See August 8, 2025 Order and Entry, p. 5. Regardless, the prior ruling referenced by GNA
was an interlocutory partial summary judgment decision, which the trial court was free to
revise. Airtron, Inc. v. Tobias, 2021-Ohio-2213, ¶ 32 (2d Dist.) (“When an order is
interlocutory, it remains subject to modification by the court unless it is certified suitable for
appeal, or the action is terminated as to all claims and parties.”).
{¶ 57} Finally, GNA raises a public policy argument. The company asserts that
awarding prejudgment interest unfairly penalizes it for Hendriks’ objectionable litigation
tactics. GNA faults him for “disputing the purchase price for years,” “forcing multiple rounds
of litigation,” and then “belatedly assert[ing] the federal court lacked jurisdiction.” Under
these circumstances, GNA contends awarding prejudgment interest violates public policy by
rewarding Hendriks “for strategically delaying resolution while simultaneously accruing
interest that the Employment Agreement never authorized.”

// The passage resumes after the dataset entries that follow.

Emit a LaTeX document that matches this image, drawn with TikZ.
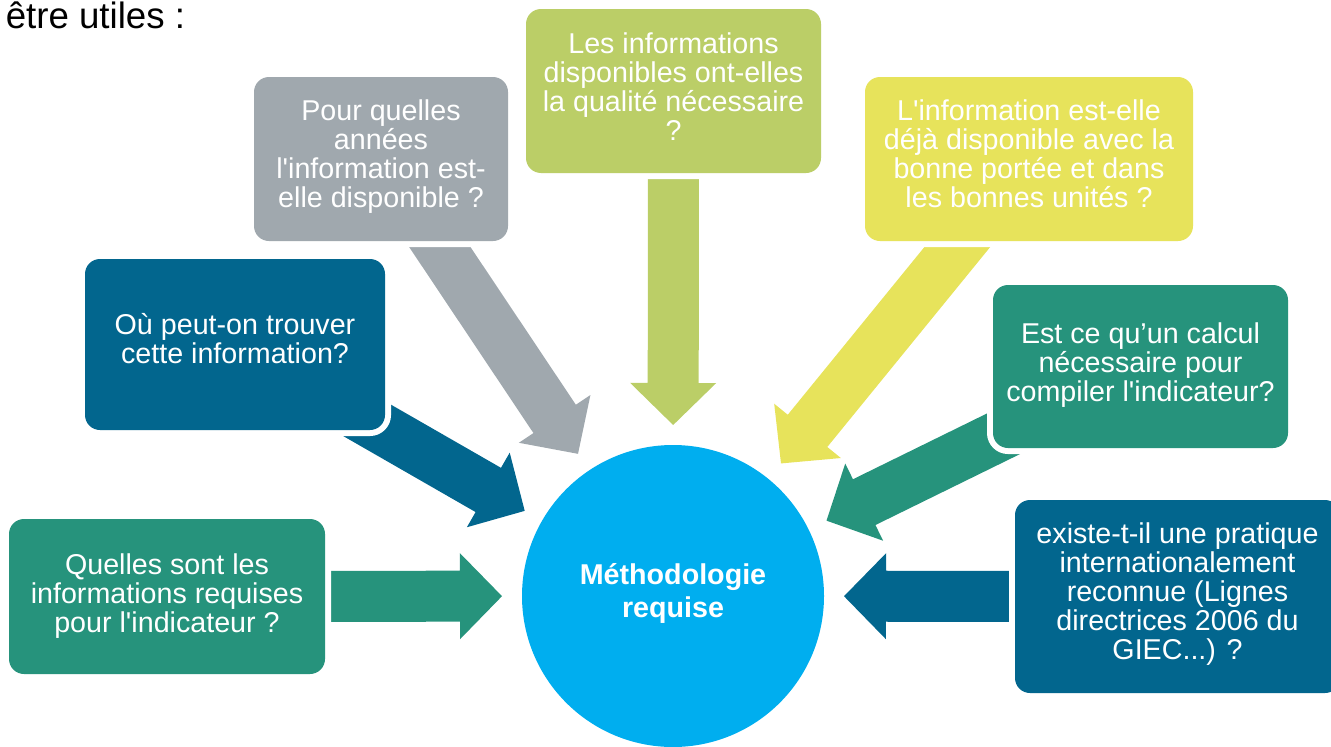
\documentclass[tikz,border=0pt]{standalone}
\usepackage{fontspec}
\setmainfont{Liberation Sans}[Ligatures=TeXOff]
\usetikzlibrary{calc}
\definecolor{cteal}{HTML}{26937C}
\definecolor{cblue}{HTML}{02668E}
\definecolor{cgray}{HTML}{A0A8AE}
\definecolor{colive}{HTML}{BBCE67}
\definecolor{cyellow}{HTML}{E7E35B}
\definecolor{ccyan}{HTML}{00AEEF}
\pgfdeclarelayer{bg}
\pgfsetlayers{bg,main}
\tikzset{
  qbox/.style={rectangle, rounded corners=11.25pt, fill=#1, inner sep=0pt,
    preaction={draw=white, line width=9pt}},
  qtxt/.style={text=white, align=center, inner sep=0pt,
    font=\fontsize{21.5pt}{21.75pt}\selectfont},
  hub/.style={circle, fill=ccyan, inner sep=0pt, minimum size=226.5pt},
  hubtxt/.style={text=white, align=center, inner sep=0pt,
    font=\fontsize{21.5pt}{24.75pt}\selectfont\bfseries},
}
% fat arrow from the centre of box #1 towards the hub, colour #2
\newcommand\fatarrow[2]{%
  \coordinate (#1-tip) at ($(M.center)!128.25pt!(#1.center)$);
  \coordinate (#1-hb) at ($(#1-tip)!31.5pt!(#1.center)$);
  \fill[#2] ($(#1.center)!19.125pt!90:(#1-tip)$)
    -- ($(#1-hb)!19.125pt!90:(#1-tip)$)
    -- ($(#1-hb)!32.25pt!90:(#1-tip)$)
    -- (#1-tip)
    -- ($(#1-hb)!32.25pt!-90:(#1-tip)$)
    -- ($(#1-hb)!19.125pt!-90:(#1-tip)$)
    -- ($(#1.center)!19.125pt!-90:(#1-tip)$) -- cycle;}
\begin{document}
\begin{tikzpicture}[x=0.75pt, y=-0.75pt]
\useasboundingbox (0,0) rectangle (1331,746);

% title
\node[anchor=base west, inner sep=0pt, font=\fontsize{27.5pt}{33pt}\selectfont] (title) at (5.5,28) {être utiles :};

% hub
\node[hub] (M) at (673,596) {};
\node[hubtxt] (Mt) at ($(M.center)+(0,-2.5)$) {Méthodologie\\requise};

% boxes
\node[qbox=cteal, minimum width=237pt, minimum height=116.25pt] (b1) at (167,596.5) {};
\node[qbox=cblue, minimum width=225pt, minimum height=128.25pt] (b2) at (235,344.5) {};
\node[qbox=cgray, minimum width=190.5pt, minimum height=123pt] (b3) at (381,159) {};
\node[qbox=colive, minimum width=221.25pt, minimum height=123pt] (b4) at (673.5,91) {};
\node[qbox=cyellow, minimum width=246pt, minimum height=123pt] (b5) at (1029,159) {};
\node[qbox=cteal, minimum width=221.25pt, minimum height=122.25pt] (b6) at (1140.5,366.5) {};
\node[qbox=cblue, minimum width=243.75pt, minimum height=144.75pt] (b7) at (1177.5,596.5) {};

% texts
\node[qtxt] (t1) at ($(b1.center)+(0,0)$) {Quelles sont les\\informations requises\\pour l'indicateur ?};
\node[qtxt] (t2) at ($(b2.center)+(0,-5.5)$) {Où peut-on trouver\\cette information?};
\node[qtxt] (t3) at ($(b3.center)+(0,-2)$) {Pour quelles\\années\\l'information est-\\elle disponible ?};
\node[qtxt] (t4) at ($(b4.center)+(0,-4)$) {Les informations\\disponibles ont-elles\\la qualité nécessaire\\?};
\node[qtxt] (t5) at ($(b5.center)+(0,-5)$) {L'information est-elle\\déjà disponible avec la\\bonne portée et dans\\les bonnes unités ?};
\node[qtxt] (t6) at ($(b6.center)+(0,-1)$) {Est ce qu’un calcul\\nécessaire pour\\compiler l'indicateur?};
\node[qtxt] (t7) at ($(b7.center)+(0,-2)$) {existe-t-il une pratique\\internationalement\\reconnue (Lignes\\directrices 2006 du\\GIEC...) ?};

% arrows (behind the boxes)
\begin{pgfonlayer}{bg}
\fatarrow{b1}{cteal}
\fatarrow{b2}{cblue}
\fatarrow{b3}{cgray}
\fatarrow{b4}{colive}
\fatarrow{b5}{cyellow}
\fatarrow{b6}{cteal}
\fatarrow{b7}{cblue}
\end{pgfonlayer}
\end{tikzpicture}
\end{document}
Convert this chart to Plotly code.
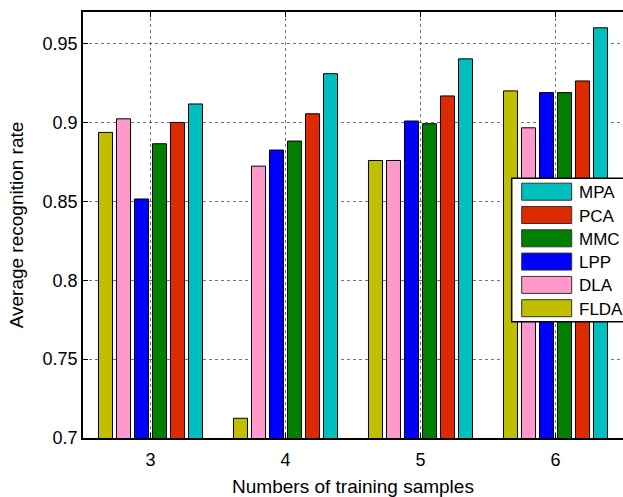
import plotly.graph_objects as go

# ---- data ----
training_samples = [3, 4, 5, 6]
methods = ["FLDA", "DLA", "LPP", "MMC", "PCA", "MPA"]
flda = [0.8937, 0.7125, 0.8759, 0.9200]
dla = [0.9023, 0.8723, 0.8759, 0.8966]
lpp = [0.8515, 0.8825, 0.9009, 0.9189]
mmc = [0.8865, 0.8882, 0.8992, 0.9189]
pca = [0.9000, 0.9055, 0.9168, 0.9263]
mpa = [0.9117, 0.9309, 0.9403, 0.9600]
y_ticks = [0.7, 0.75, 0.8, 0.85, 0.9, 0.95]
y_tick_labels = ["0.7", "0.75", "0.8", "0.85", "0.9", "0.95"]

series = [flda, dla, lpp, mmc, pca, mpa]
colors = ["#BFBF00", "#FF99CC", "#0000FF", "#007F00", "#DD2A00", "#00BFBF"]

W, H = 623, 497
ML, MR, MT, MB = 83, 0, 12, 59
FONT = "Liberation Sans, Arial, Helvetica, sans-serif"

fig = go.Figure()
for name, vals, col in zip(methods, series, colors):
    fig.add_trace(go.Bar(
        x=training_samples, y=vals, name=name,
        marker=dict(color=col, line=dict(color="black", width=1)),
        showlegend=False,
    ))

def px_x(px):
    return (px - ML) / (W - ML - MR)

def px_y(py):
    return 1 - (py - MT) / (H - MT - MB)

shapes = []
annotations = []
# legend box
shapes.append(dict(type="rect", xref="paper", yref="paper",
                   x0=px_x(511.7), x1=px_x(640), y0=px_y(321.7), y1=px_y(178.3),
                   fillcolor="white", line=dict(color="black", width=1.5), layer="above"))
legend_order = list(reversed(range(len(methods))))
for i, idx in enumerate(legend_order):
    cy = 191.7 + i * 23.3
    shapes.append(dict(type="rect", xref="paper", yref="paper",
                       x0=px_x(521.7), x1=px_x(571.7), y0=px_y(cy + 8.5), y1=px_y(cy - 8.5),
                       fillcolor=colors[idx], line=dict(color="#333333", width=1), layer="above"))
    annotations.append(dict(xref="paper", yref="paper", x=px_x(577), y=px_y(cy + 1),
                            text=methods[idx], showarrow=False, xanchor="left", yanchor="middle",
                            font=dict(family=FONT, size=17, color="black")))

fig.update_layout(
    width=W, height=H,
    margin=dict(l=ML, r=MR, t=MT, b=MB, autoexpand=False),
    paper_bgcolor="white", plot_bgcolor="white",
    barmode="group", bargap=0.2, bargroupgap=0.22,
    font=dict(family=FONT, size=18, color="black"),
    shapes=shapes, annotations=annotations,
    xaxis=dict(
        range=[2.5, 6.5], tickvals=training_samples,
        ticktext=[str(v) for v in training_samples],
        showgrid=True, gridcolor="rgba(0,0,0,0.55)", griddash="dot", gridwidth=1,
        showline=True, linecolor="black", linewidth=1.5, mirror="ticks",
        ticks="inside", ticklen=5, tickcolor="black", ticklabelstandoff=5,
        title=dict(text="Numbers of training samples", font=dict(size=19), standoff=10),
        zeroline=False,
    ),
    yaxis=dict(
        range=[0.7, 0.97], tickvals=y_ticks, ticktext=y_tick_labels,
        showgrid=True, gridcolor="rgba(0,0,0,0.55)", griddash="dot", gridwidth=1,
        showline=True, linecolor="black", linewidth=1.5,
        ticks="inside", ticklen=5, tickcolor="black",
        title=dict(text="Average recognition rate", font=dict(size=19), standoff=14),
        zeroline=False,
    ),
)

fig.write_html("out.html", config={"displayModeBar": False},
               post_script="document.body.style.margin='0';document.body.style.overflow='hidden';")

23 {¶ 58} Regarding the purchase price for Hendriks’ stock, the jury agreed with his
position. GNA turned out to be the party that erroneously disputed the price for years. We
also do not fault Hendriks for “multiple rounds of litigation.” After wrongly rejecting his claim
of voluntary resignation, GNA erred again by commencing the first round of litigation in
federal district court where jurisdiction did not exist. When the case reached the Sixth Circuit
Court of Appeals, Hendriks recognized the lack of diversity of citizenship and obtained
dismissal of GNA’s lawsuit against him. He cannot be faulted, however, for time and
resources spent litigating a case that GNA itself misfiled in federal court. The second round
of litigation then commenced when Hendriks sued GNA in the above-captioned case to
obtain what the jury and the trial court ultimately awarded him. GNA could have avoided this
second round of litigating by properly compensating him in accordance with the employment
agreement. On the record before use, we see no persuasive public policy rationale for
denying Hendriks prejudgment interest. GNA’s fifth assignment of error is overruled.
III. Hendriks’ Cross-Appeal
{¶ 59} Hendriks’ assignment of error on cross-appeal states:
The Trial Court erred in its prejudgment interest calculation.
{¶ 60} Hendriks acknowledges that the trial court properly awarded him prejudgment
interest on the first 20 percent of the total purchase price of his stock beginning on June 19,
2019, which was six months after his voluntary resignation. Under the employment
agreement, on that date, compensation for the first 20 percent became due and payable to
him. He claims the trial court erred, however, in finding no prejudgment interest due and
payable on the remaining 80 percent until one year later on June 19, 2020, when GNA was
contractually obligated to make the first of five annual payments under a promissory note
that it never executed.
24 {¶ 61} Hendriks reasons that the initial 20 percent payment and the required
promissory note covering the remaining 80 percent were “part of one overall obligation.” He
argues that GNA “breached that obligation from day one and refused it for several more
years.” As a result, he asserts that the trial court should have found the entire $5,153,362.50
purchase price “due and owing from June 19, 2019 (the date after GNA breached its
obligation to pay 20% down and issue a promissory note).”
{¶ 62} We typically review a trial court’s determination of when a debt became due
and payable for an abuse of discretion. MRC Innovations, Inc. v. Lion Apparel, Inc., 2020-
Ohio-694, ¶ 40 (2d Dist.). Here Hendriks urges us to review the issue de novo, claiming that
it involves contract interpretation. But we see no error in the trial court’s calculation under
either standard of review. Prejudgment interest begins when a debt becomes due and
payable unless provided otherwise in a contract. MRC Innovations at ¶ 39, citing Wakeman
Eagles Aerie No. 4354, Inc. v. Seitz, 2014-Ohio-1007, ¶ 2 (6th Dist.) The trial court correctly
found the first 20 percent of the stock purchase price due and payable six months after
Hendriks resigned. Under the employment agreement, one year later, GNA should have
executed a promissory note and made the first of five annual payments on the remaining 80
percent. Notwithstanding Hendriks’ argument, we believe the trial court correctly found that
none of the remaining 80 percent of the purchase price was due and payable until then. His
characterization of the required 20 percent payment and the later 80 percent payment over
five years as components of a single “obligation” fails to persuade us that the entire purchase
price was due and payable six months after he resigned. Accordingly, we overrule his
assignment of error.
IV. Conclusion
{¶ 63} The judgment of the Montgomery County Common Pleas Court is affirmed.
25 .............
EPLEY, J., and HANSEMAN, J., concur.